The chops in allowances, however, have unnerved staff, some of who now see a witch-hunt in the decision.

“We are wondering whether the board is deliberately creating discontent or disaffection among staff so as to ground the company and then offer it for sale at a very low price,” an employee who sought anonymity said.

Mumias’ woes deepened last month when Kenya Power moved to court seeking to freeze the miller’s assets until it settles a Sh1.1 billion electricity bill.

The amount demanded by the electricity supplier may unsettle Mumias’ planned bailout as it may encourage other creditors to go after it for money owed.

In January, security firm G4S filed a suit seeking Sh45 million in unpaid bills incurred over three years through the provision of guarding and courier services.

Mumias’ production units – sugar, co-generation power plant, bottled water and ethanol – have all been facing difficulties, prompting the government to intervene.

Mumias is set to receive a Sh1 billion cash bailout from the government and plans a Sh4 billion rights issue aimed at turning around its fortunes.

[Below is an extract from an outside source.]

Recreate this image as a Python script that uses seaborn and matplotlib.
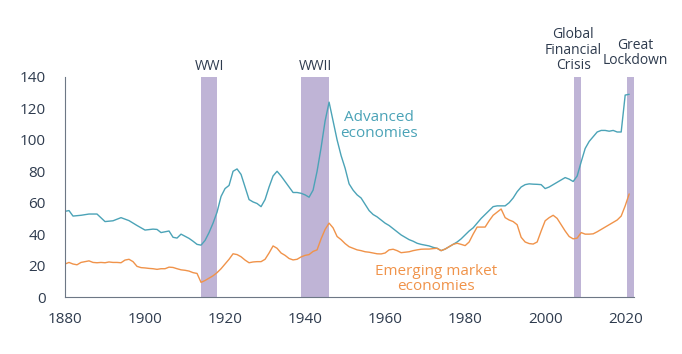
import seaborn as sns
import pandas as pd
import matplotlib.pyplot as plt

# values (percent of GDP)
adv_years = [1880, 1881, 1882, 1884, 1886, 1888, 1890, 1892, 1894, 1896, 1898,
             1900, 1902, 1903, 1904, 1906, 1907, 1908, 1909, 1911, 1912, 1913,
             1914, 1915, 1916, 1917, 1918, 1919, 1920, 1921, 1922, 1923, 1924,
             1925, 1926, 1927, 1928, 1929, 1930, 1931, 1932, 1933, 1934, 1935,
             1936, 1937, 1938, 1939, 1940, 1941, 1942, 1943, 1944, 1945, 1946,
             1947, 1948, 1949, 1950, 1951, 1952, 1953, 1954, 1955, 1956, 1957,
             1958, 1959, 1960, 1961, 1962, 1963, 1964, 1965, 1966, 1967, 1968,
             1969, 1970, 1971, 1972, 1973, 1974, 1975, 1976, 1977, 1978, 1979,
             1980, 1981, 1982, 1983, 1984, 1985, 1986, 1987, 1988, 1989, 1990,
             1991, 1992, 1993, 1994, 1995, 1996, 1997, 1998, 1999, 2000, 2001,
             2002, 2003, 2004, 2005, 2006, 2007, 2008, 2009, 2010, 2011, 2012,
             2013, 2014, 2015, 2016, 2017, 2018, 2019, 2020, 2021]
adv_debt = [54.5, 55, 51.5, 52, 52.8, 52.8, 48, 48.5, 50.5, 48.6, 45.5,
            42.6, 43.2, 43, 41, 42, 38, 37.5, 40, 37.3, 35.5, 33.5,
            33, 36, 41, 47, 54, 64, 69, 71, 80, 81.5, 78,
            70, 62, 60.5, 59.5, 57.5, 62, 70, 77, 80, 77, 73.5,
            70, 66.5, 66.5, 66, 65, 63.5, 68, 80, 95, 112, 124,
            112, 100, 90, 82, 72, 68, 65, 63, 59, 55, 52.5,
            51, 49, 47, 45.5, 43.5, 41.5, 39.5, 38, 36.5, 35.5, 34.2,
            33.5, 33, 32.5, 31.6, 31, 29.5, 30.5, 32, 33.5, 35, 37,
            39.5, 42, 44, 47, 50, 52.5, 55, 57.5, 58, 58, 58,
            60, 63, 67, 70, 71.5, 72, 71.8, 71.7, 71.5, 69, 70,
            71.5, 73, 74.5, 76, 75, 73.5, 77, 86, 94.5, 99, 102,
            105, 106, 106, 105.5, 106, 105, 105, 128.5, 129]

em_years = list(range(1880, 2022))
em_debt = [21, 22, 21, 20.5, 22, 22.5, 23, 22, 21.8, 22,
           21.8, 22.3, 22, 22, 21.8, 23.5, 24, 22.5, 19.5, 18.7,
           18.5, 18.2, 18, 17.6, 18, 18, 19, 18.8, 18, 17.3,
           17, 16.5, 15.5, 15, 9.3, 10.5, 12, 13.5, 15.5, 18,
           21, 24, 27.5, 27, 25.6, 23.5, 21.8, 22.3, 22.5, 22.5,
           24, 28, 32.5, 31, 28, 26.5, 24.5, 23.6, 24, 25.5,
           26.5, 27, 29, 30, 37, 43, 47, 44, 38.5, 36.5,
           34, 32, 31, 30, 29.5, 28.8, 28.5, 28, 27.5, 27.4,
           28, 30, 30.4, 29.5, 28.2, 28.5, 28.8, 29.5, 30, 30.4,
           30.5, 30.5, 30.8, 31, 29.5, 30.5, 32, 33.5, 34.2, 33.5,
           32.7, 35, 40, 44.5, 44.5, 44.5, 48.5, 52, 54, 56,
           50.5, 49, 48, 46, 38, 35, 34, 33.7, 35, 42,
           48.5, 50.5, 52, 50, 46, 42, 38.5, 37, 37.5, 41,
           40, 40, 40.2, 41.5, 43, 44.5, 46, 47.5, 49, 51.5,
           58, 65.6]

# shaded episodes: (start, end)
episodes = [(1914, 1918), (1939, 1946), (2007.3, 2009), (2020.4, 2022.2)]

adv = pd.DataFrame({"year": adv_years, "debt": adv_debt})
em = pd.DataFrame({"year": em_years, "debt": em_debt})

teal = "#4ba3b7"
orange = "#f0934a"
band = "#bfb4d6"
txt = "#2e3b4e"
axcol = "#6d7785"

sns.set_style("white")
plt.rcParams["font.family"] = ["Open Sans", "DejaVu Sans"]

fig = plt.figure(figsize=(6.82, 3.54), dpi=100)
ax = fig.add_axes([0.0953, 0.161, 0.8343, 0.6215])

for start, end in episodes:
    ax.axvspan(start, end, color=band, lw=0, zorder=0)

sns.lineplot(data=adv, x="year", y="debt", color=teal, lw=1.0, ax=ax)
sns.lineplot(data=em, x="year", y="debt", color=orange, lw=1.0, ax=ax)

ax.set_xlim(1880, 2022.2)
ax.set_ylim(0, 140)
ax.set_xticks(range(1880, 2021, 20))
ax.set_yticks(range(0, 141, 20))
ax.set_xlabel("")
ax.set_ylabel("")
ax.tick_params(axis="x", direction="in", length=5, width=0.8, color=axcol,
               pad=11, labelsize=11, labelcolor=txt)
ax.tick_params(axis="y", direction="in", length=4, width=0.8, color=axcol,
               pad=14, labelsize=11, labelcolor=txt)
for s in ["top", "right"]:
    ax.spines[s].set_visible(False)
for s in ["left", "bottom"]:
    ax.spines[s].set_color(axcol)
    ax.spines[s].set_linewidth(0.8)

# episode labels above the bands
ax.text(1916, 142, "WWI", ha="center", va="bottom", fontsize=10, color=txt)
ax.text(1942.5, 142, "WWII", ha="center", va="bottom", fontsize=10, color=txt)
ax.text(2007, 142.5, "Global\nFinancial\nCrisis", ha="center", va="bottom",
        fontsize=10, color=txt, linespacing=1.05, clip_on=False)
ax.text(2022.5, 145.5, "Great\nLockdown", ha="center", va="bottom",
        fontsize=10, color=txt, linespacing=1.05, clip_on=False)

# series labels
ax.text(1958.5, 109, "Advanced\neconomies", ha="center", va="center",
        fontsize=11, color=teal, linespacing=1.05)
ax.text(1972.75, 11.5, "Emerging market\neconomies", ha="center", va="center",
        fontsize=11, color=orange, linespacing=1.05)

plt.savefig("out.png", dpi=100)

But the cash call is subject to the approval of the miller’s shareholders during a forthcoming extra-ordinary general meeting expected Friday 10.

“In addition to the above measures, employees are advised that the code of conduct and conflict of interest declaration forms are under review and staff will be required to sign the revised declarations in due course,” Mr Otollo said in the memo.

Mumias’ financial troubles have been blamed on importation of illicit sugar by some of its past and present officials that have occasioned it massive losses. Dumping of illicit sugar remains rife despite existing safeguards that Kenya’s partners in the Comesa trading bloc have granted.

The Comesa secretariat last month granted Kenya a one-year extension – the fourth the country has sought – of the imports quota following the expiry of the third one on March 1.